As has been noted, Mr. McConnell finds himself in the rare situation where his two loves — holding power and confirming judges — are in tension.
One early data point that has Democrats feeling good: money. Since Justice Ginsburg’s death, contributions have come pouring into progressive groups and individual campaigns at a level that political veterans say is unlike anything they’ve ever seen. ActBlue, which focuses on small-dollar donations, pulled in more than $100 million last weekend. Republicans are hoping for a similar surge when Mr. Trump announces his pick.
The specter of losing the Senate had already been giving Republicans night sweats. With a 53-47 majority, they are defending 23 seats this cycle, versus Democrats’ 12, and even some usually safe incumbents have been struggling. The moment the news broke of Justice Ginsburg’s death, Mr. McConnell began gaming out how to maximize the electoral benefits: Should the confirmation vote occur before Election Day, giving lawmakers something to brag about on the campaign trail? Would it be better to hold the hearings but delay the vote until the lame-duck session, to keep Republican voters focused on how much is at stake? How much will Democratic turnout be juiced — and where?
For some of Mr. McConnell’s members, the focus on the courts could be a lifeline — for others, a millstone. The most likely casualties are Cory Gardner in Colorado and Susan Collins in Maine. These blue-state Republicans were already having trouble convincing independents and moderates that they aren’t Trump tools while not alienating their base voters, who expect them to be precisely that. Recent polls have shown Ms. Collins trailing her Democratic challenger, Sara Gideon. The Trump era has not been good for the senator’s popularity, and her 2018 support of Justice Brett Kavanaugh was a defining moment. Another court battle is likely to reopen that old wound and slather it in salt.
Ms. Collins is one of two Republicans to declare that a confirmation vote should be pushed back until after the election. Mr. Gardner, also lagging in his race, has gone the other way, announcing that he’s fine with plowing ahead. So many options. So much uncertainty.
For Republicans in Trumpier states, such as Kansas and Iowa, this fight may prove useful, consolidating and energizing base voters who might have otherwise stayed home. Senator Kelly Loeffler of Georgia, desperate to tie herself to the president, rushed to issue a fund-raising appeal on Friday night, declaring herself “the first U.S. senator to call for a nomination.”
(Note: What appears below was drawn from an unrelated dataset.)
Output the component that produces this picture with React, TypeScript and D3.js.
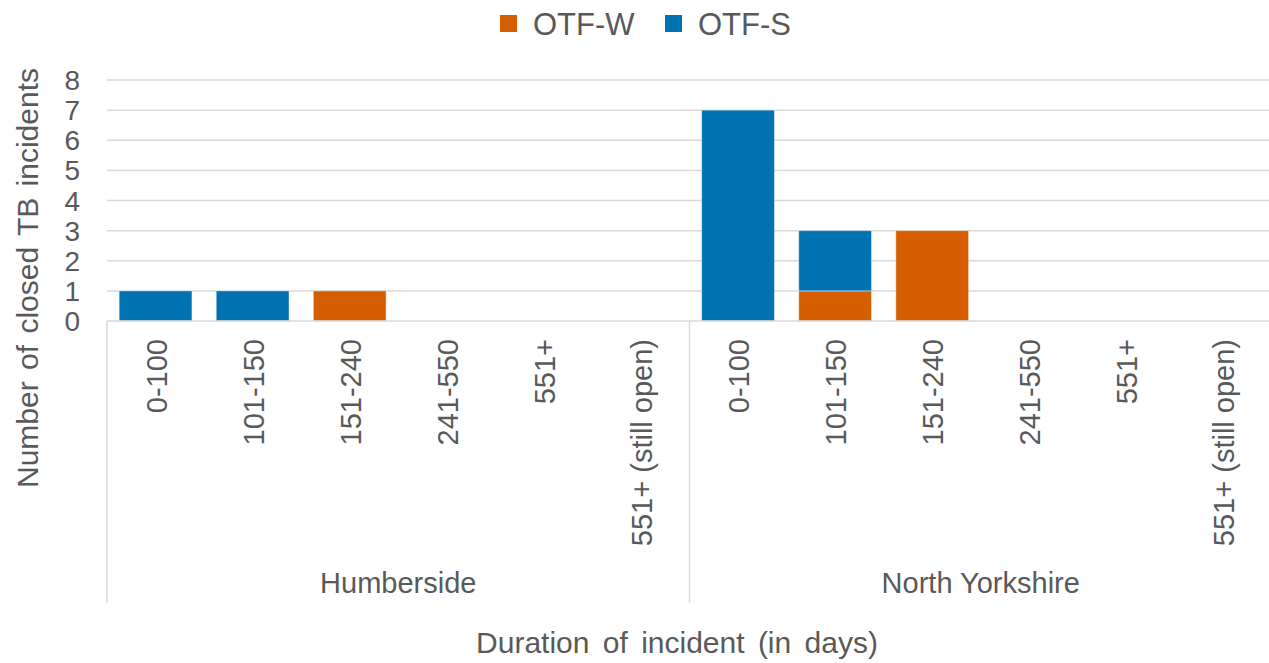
import React, { useRef, useEffect } from 'react';
import * as d3 from 'd3';

// Chart data
const regions = ['Humberside', 'North Yorkshire'];
const durations = ['0-100', '101-150', '151-240', '241-550', '551+', '551+ (still open)'];
const seriesNames = ['OTF-W', 'OTF-S'];
const otfW = [
    [0, 0, 1, 0, 0, 0],
    [0, 1, 3, 0, 0, 0],
];
const otfS = [
    [1, 1, 0, 0, 0, 0],
    [7, 2, 0, 0, 0, 0],
];
const yTicks = [0, 1, 2, 3, 4, 5, 6, 7, 8];

const COLORS = ['#D55E00', '#0072B2'];
const TEXT = '#595959';
const GRID = '#D9D9D9';
const FONT = '"Liberation Sans", Arial, sans-serif';

export default function App() {
    const svgRef = useRef<SVGSVGElement>(null);

    useEffect(() => {
        if (!svgRef.current) return;

        const width = 1269;
        const height = 663;
        const plot = { left: 107, right: 1272, top: 80, bottom: 321 };

        const svg = d3.select(svgRef.current)
            .attr('width', width)
            .attr('height', height)
            .attr('viewBox', `0 0 ${width} ${height}`)
            .style('font-family', FONT);

        svg.selectAll('*').remove();

        const xGroup = d3.scaleBand<string>()
            .domain(regions)
            .range([plot.left, plot.right]);

        const xInner = d3.scaleBand<string>()
            .domain(durations)
            .range([0, xGroup.bandwidth()])
            .paddingInner(0.25)
            .paddingOuter(0.125);

        const y = d3.scaleLinear()
            .domain([0, 8])
            .range([plot.bottom, plot.top]);

        // gridlines
        svg.append('g')
            .selectAll('line')
            .data(yTicks.filter(t => t > 0))
            .join('line')
            .attr('x1', plot.left)
            .attr('x2', plot.right)
            .attr('y1', d => y(d))
            .attr('y2', d => y(d))
            .attr('stroke', GRID)
            .attr('stroke-width', 1.5);

        // y tick labels
        svg.append('g')
            .selectAll('text')
            .data(yTicks)
            .join('text')
            .attr('x', 80)
            .attr('y', d => y(d))
            .attr('dy', '0.36em')
            .attr('text-anchor', 'end')
            .attr('fill', TEXT)
            .attr('font-size', '28px')
            .text(d => d);

        // stacked bars
        const bars = svg.append('g');
        regions.forEach((region, gi) => {
            durations.forEach((dur, ci) => {
                const x0 = xGroup(region)! + xInner(dur)!;
                const w = otfW[gi][ci];
                const s = otfS[gi][ci];
                const segs = [
                    { lo: 0, hi: w, color: COLORS[0] },
                    { lo: w, hi: w + s, color: COLORS[1] },
                ];
                segs.filter(sg => sg.hi > sg.lo).forEach(sg => {
                    bars.append('rect')
                        .attr('x', x0)
                        .attr('y', y(sg.hi))
                        .attr('width', xInner.bandwidth())
                        .attr('height', y(sg.lo) - y(sg.hi))
                        .attr('fill', sg.color)
                        .attr('stroke', '#ffffff')
                        .attr('stroke-opacity', 0.45)
                        .attr('stroke-width', 1);
                });
            });
        });

        // category axis
        const axis = svg.append('g');
        axis.append('line')
            .attr('x1', plot.left)
            .attr('x2', plot.right)
            .attr('y1', plot.bottom)
            .attr('y2', plot.bottom)
            .attr('stroke', GRID)
            .attr('stroke-width', 1.5);

        regions.forEach(region => {
            axis.append('line')
                .attr('x1', xGroup(region)!)
                .attr('x2', xGroup(region)!)
                .attr('y1', plot.bottom)
                .attr('y2', 603)
                .attr('stroke', GRID)
                .attr('stroke-width', 1.5);

            durations.forEach(dur => {
                const cx = xGroup(region)! + xInner(dur)! + xInner.bandwidth() / 2;
                axis.append('text')
                    .attr('transform', `translate(${cx + 11},339) rotate(-90)`)
                    .attr('text-anchor', 'end')
                    .attr('fill', TEXT)
                    .attr('font-size', '29px')
                    .text(dur);
            });

            axis.append('text')
                .attr('x', xGroup(region)! + xGroup.bandwidth() / 2)
                .attr('y', 593)
                .attr('text-anchor', 'middle')
                .attr('fill', TEXT)
                .attr('font-size', '29px')
                .text(region);
        });

        // axis titles
        svg.append('text')
            .attr('transform', 'translate(38,278) rotate(-90)')
            .attr('text-anchor', 'middle')
            .attr('fill', TEXT)
            .attr('font-size', '30px')
            .attr('word-spacing', '3px')
            .text('Number of closed TB incidents');

        svg.append('text')
            .attr('x', 677)
            .attr('y', 653)
            .attr('text-anchor', 'middle')
            .attr('fill', TEXT)
            .attr('font-size', '30px')
            .attr('word-spacing', '5px')
            .text('Duration of incident (in days)');

        // legend
        const legend = svg.append('g');
        const legendX = [500, 665];
        seriesNames.forEach((name, i) => {
            legend.append('rect')
                .attr('x', legendX[i])
                .attr('y', 15)
                .attr('width', 17)
                .attr('height', 17)
                .attr('fill', COLORS[i]);
            legend.append('text')
                .attr('x', legendX[i] + 33)
                .attr('y', 35)
                .attr('fill', TEXT)
                .attr('font-size', '31px')
                .text(name);
        });
    }, []);

    return (
        <div style={{ position: 'absolute', left: 0, top: 0 }}>
            <svg ref={svgRef} style={{ display: 'block' }} />
        </div>
    );
}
Senator Lindsey Graham of South Carolina may gain the most. An ardent presidential bootlicker, he has been locked in a surprisingly tight race with Jaime Harrison, a Democrat. As the chairman of the judiciary committee, Mr. Graham will lead the confirmation process, which he believes should advance post haste. This is, to put it mildly, a departure from his position four years ago.
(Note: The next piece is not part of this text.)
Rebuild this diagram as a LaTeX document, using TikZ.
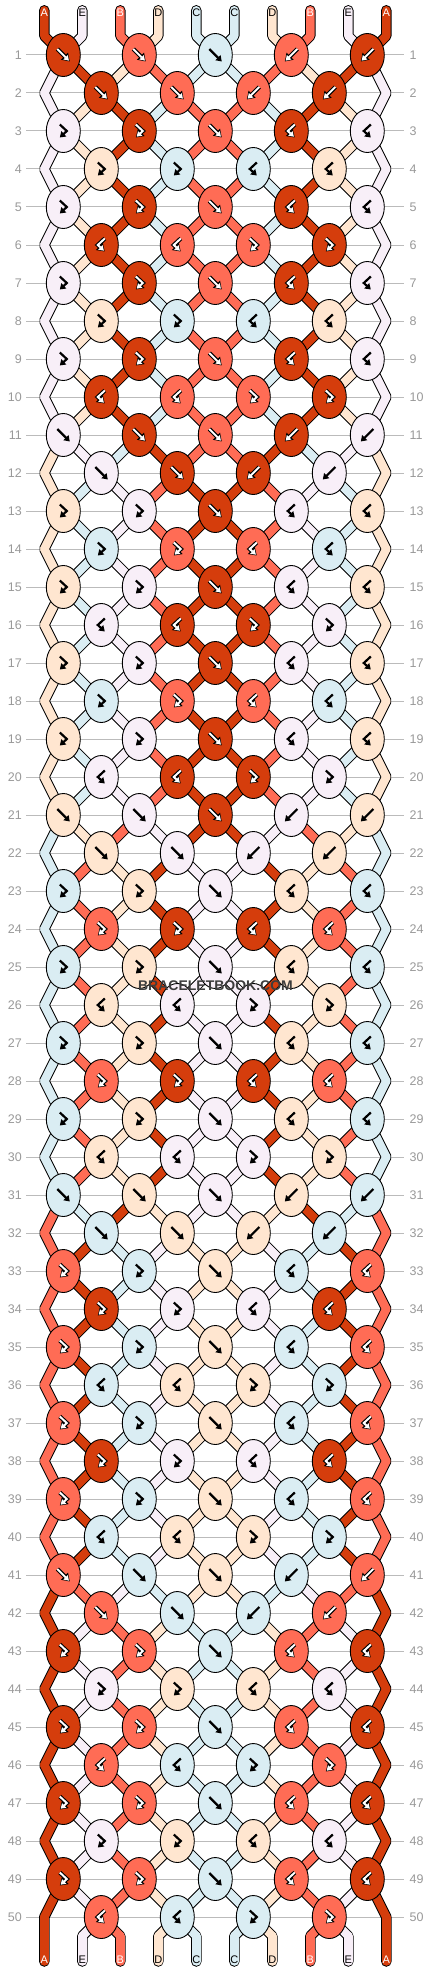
\documentclass[tikz,border=0pt]{standalone}
\usepackage{fontspec}
\setmainfont{Liberation Sans}
\usetikzlibrary{shapes.geometric,arrows.meta}
\definecolor{cA}{HTML}{D53D0C}
\definecolor{cB}{HTML}{FF6C55}
\definecolor{cC}{HTML}{DAEDF3}
\definecolor{cD}{HTML}{FFE6D0}
\definecolor{cE}{HTML}{F8EFF8}
\definecolor{numgray}{HTML}{999999}
\definecolor{linegray}{HTML}{BBBBBB}
\definecolor{markgray}{HTML}{3D3D3D}
\pgfdeclarelayer{grid}
\pgfdeclarelayer{strb}
\pgfdeclarelayer{strf}
\pgfsetlayers{grid,strb,strf,main}
% knot types per row, f/b plain, F = forward-backward, B = backward-forward
\expandafter\def\csname ty0\endcsname{f,f,f,b,b}
\expandafter\def\csname ty1\endcsname{f,f,b,b}
\expandafter\def\csname ty2\endcsname{F,F,f,B,B}
\expandafter\def\csname ty3\endcsname{F,F,B,B}
\expandafter\def\csname ty4\endcsname{F,F,f,B,B}
\expandafter\def\csname ty5\endcsname{B,B,F,F}
\expandafter\def\csname ty6\endcsname{F,F,f,B,B}
\expandafter\def\csname ty7\endcsname{F,F,B,B}
\expandafter\def\csname ty8\endcsname{F,F,f,B,B}
\expandafter\def\csname ty9\endcsname{B,B,F,F}
\newcommand\knotglyph[1]{%
\if\kt f\draw[#1](-6,-6)--(6.5,6.5);\fi
\if\kt b\draw[#1](6,-6)--(-6.5,6.5);\fi
\if\kt F\draw[#1](-3.5,-6.5)--(3.5,0)--(-3.5,6.5);\fi
\if\kt B\draw[#1](3.5,-6.5)--(-3.5,0)--(3.5,6.5);\fi}

\begin{document}
\begin{tikzpicture}[x=1pt,y=-1pt,
knot/.style={ellipse,draw=black,line width=0.9pt,minimum width=34pt,minimum height=43pt,inner sep=0pt},
strout/.style={line width=10.5pt,black,line cap=round,line join=bevel},
strin/.style={line width=8.5pt,line cap=round,line join=round},
glk/.style={black,line width=2.2pt,-{Triangle[length=5.5pt,width=7pt]}},
glo/.style={black,line width=4.2pt,-{Triangle[length=7.5pt,width=9.5pt]}},
glw/.style={white,line width=2pt,shorten >=1.2pt,-{Triangle[length=4.8pt,width=6pt]}},
rowno/.style={text=numgray,font=\fontsize{12.5}{13}\selectfont,inner sep=0pt},
lbl/.style={font=\fontsize{11}{11}\selectfont,inner sep=0pt},
gridln/.style={linegray,line width=1pt}]
\useasboundingbox (0,0) rectangle (430,1972);
\foreach \ps in {1,...,10}{
\pgfmathsetmacro\xp{44.3+38*(\ps-1)}
\coordinate(t-\ps)at(\xp,10.3);
\coordinate(s-0-\ps)at(\xp,36);
\coordinate(s-51-\ps)at(\xp,1936);
\coordinate(e-\ps)at(\xp,1961.5);
\foreach \rw in {1,...,50}{
\pgfmathsetmacro\xx{mod(\rw,2)==1 ? 63.3+76*(int((\ps+1)/2)-1) : (\ps==1 ? 44.3 : (\ps==10 ? 386.3 : 101.3+76*(int(\ps/2)-1)))}
\coordinate(s-\rw-\ps)at(\xx,{55+38*(\rw-1)});
}
}
\foreach \rw in {1,...,50}{
\pgfmathsetmacro\yy{55+38*(\rw-1)}
\node[rowno,anchor=east](ln-\rw)at(22,\yy){\rw};
\node[rowno,anchor=west](rn-\rw)at(409.5,\yy){\rw};
\begin{pgfonlayer}{grid}
\draw[gridln]([xshift=4pt]ln-\rw.east)--([xshift=-5.5pt]rn-\rw.west);
\end{pgfonlayer}
}
\begin{pgfonlayer}{strb}
\foreach \ps in {1,...,10}{
\draw[strout](t-\ps)--(s-0-\ps)\foreach \rw in {1,...,51}{--(s-\rw-\ps)}--(e-\ps);
}
\end{pgfonlayer}
\foreach \cl [count=\ps] in {A,E,B,D,C,C,D,B,E,A}{
\expandafter\xdef\csname st\ps\endcsname{\cl}
\pgfmathsetmacro\xp{44.3+38*(\ps-1)}
\def\tc{black}\if\cl A\def\tc{white}\fi\if\cl B\def\tc{white}\fi
\node[lbl,text=\tc](tl-\ps)at(\xp,12.8){\cl};
\edef\scol{c\cl}
\begin{pgfonlayer}{strf}
\draw[strin,draw=\scol](t-\ps)--(s-0-\ps)--(s-1-\ps);
\end{pgfonlayer}
}
\foreach \rw in {1,...,50}{
\pgfmathtruncatemacro\md{mod(\rw-1,10)}
\pgfmathtruncatemacro\od{mod(\rw,2)}
\pgfmathtruncatemacro\rn{\rw+1}
\edef\tys{\csname ty\md\endcsname}
\foreach \kt [count=\kn] in \tys {
\pgfmathtruncatemacro\pl{\od==1 ? 2*\kn-1 : 2*\kn}
\pgfmathtruncatemacro\pr{\pl+1}
\edef\lc{\csname st\pl\endcsname}
\edef\rc{\csname st\pr\endcsname}
\let\kc\rc\def\sw{0}
\if\kt f\let\kc\lc\def\sw{1}\fi
\if\kt F\let\kc\lc\fi
\if\kt b\def\sw{1}\fi
\if\sw1\expandafter\xdef\csname st\pl\endcsname{\rc}\expandafter\xdef\csname st\pr\endcsname{\lc}\fi
\edef\kcol{c\kc}
\node[knot,fill=\kcol](k-\rw-\kn)at(s-\rw-\pl){};
\begin{scope}[shift={(k-\rw-\kn)}]
\if\kc A\knotglyph{glo}\knotglyph{glw}\else\if\kc B\knotglyph{glo}\knotglyph{glw}\else\knotglyph{glk}\fi\fi
\end{scope}
}
\begin{pgfonlayer}{strf}
\foreach \ps in {1,...,10}{
\edef\scol{c\csname st\ps\endcsname}
\draw[strin,draw=\scol](s-\rw-\ps)--(s-\rn-\ps);
}
\end{pgfonlayer}
}
\foreach \ps in {1,...,10}{
\edef\cl{\csname st\ps\endcsname}
\pgfmathsetmacro\xp{44.3+38*(\ps-1)}
\def\tc{black}\if\cl A\def\tc{white}\fi\if\cl B\def\tc{white}\fi
\node[lbl,text=\tc](bl-\ps)at(\xp,1960){\cl};
\edef\scol{c\cl}
\begin{pgfonlayer}{strf}
\draw[strin,draw=\scol](s-51-\ps)--(e-\ps);
\end{pgfonlayer}
}
\node[text=markgray,font=\fontsize{14}{14}\selectfont\bfseries](wm)at(215.5,985.5){BRACELETBOOK.COM};
\end{tikzpicture}
\end{document}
“If there’s a Republican president in 2016 and a vacancy occurs in the last year of the first term, you can say Lindsey Graham said, ‘Let’s let the next president, whoever it might be, make that nomination,’” he said in a video clip that resurfaced last week. “And you can use my words against me, and you’d be absolutely right.” (He reiterated this take in 2018.)
Some South Carolinians may do just that. But Mr. Graham’s high-profile role in the coming hearings is expected to give his candidacy a much-needed shot of adrenaline with the base.
In purplish North Carolina, Senator Thom Tillis, one of the most endangered Republicans, was quick to declare his eagerness to confirm a nominee. This might win him more love from religious conservatives; it could also prompt more suburban women and young voters to turn out for his opponent, Cal Cunningham.
Then there’s Arizona, where a relatively stable race has become a locus of drama. Mark Kelly, a Democrat, has been running solidly ahead of Senator Martha McSally for months, and the state is considered one of the Democrats’ top pickup opportunities. But because the race is a special election — Ms. McSally was appointed by the governor in December 2018 after losing her bid for the state’s other Senate seat — the winner could be seated at the end of November. If Mr. Kelly won and were seated early, and if the confirmation vote were postponed until the lame-duck session, that would give Democrats one more “no.”
That’s a lot of “ifs,” but this should give some sense of the nightmare of trying to game out the political impact of all this.
Not that Mr. McConnell had a choice. In the midst of all the handicapping, the confirmation drama should serve as a reminder that ideas still matter in politics — though perhaps not in the way one would think. Republican voters have long been motivated, far more than Democrats, by a hunger to shift the courts in their direction. This is partly because of conservative opposition to abortion and the desire to see Roe v. Wade overturned. But base voters worry more broadly about the shifting culture and the decline of “traditional values.” They are increasingly counting on conservative jurists to take their side in the culture wars and save them from the horrors of modernity.
Republican lawmakers recognize that the party’s policy positions, what few it has left, anyway, tend to lack broad appeal. Unwilling or unable to win the battle of ideas in areas such as health care and immigration, they are content to outsource the work — and risk — to the judicial branch. As the Republican commentator Amanda Carpenter observed on “The Bulwark Podcast” this week, over the past decade, Republicans gave up on consensus building and doing “the hard work of passing laws,” and instead are aiming to “have the courts solve our problems.” Even with total control of the government, Republicans failed to repeal and replace Obamacare, which they had been promising for years. Instead, they have kicked it to the courts to dismantle.
Republicans understand that ideas matter. They also know that having apparently run out of appealing ones, they must find other ways to exert power. For them, these court fights are increasingly a matter of political life and death.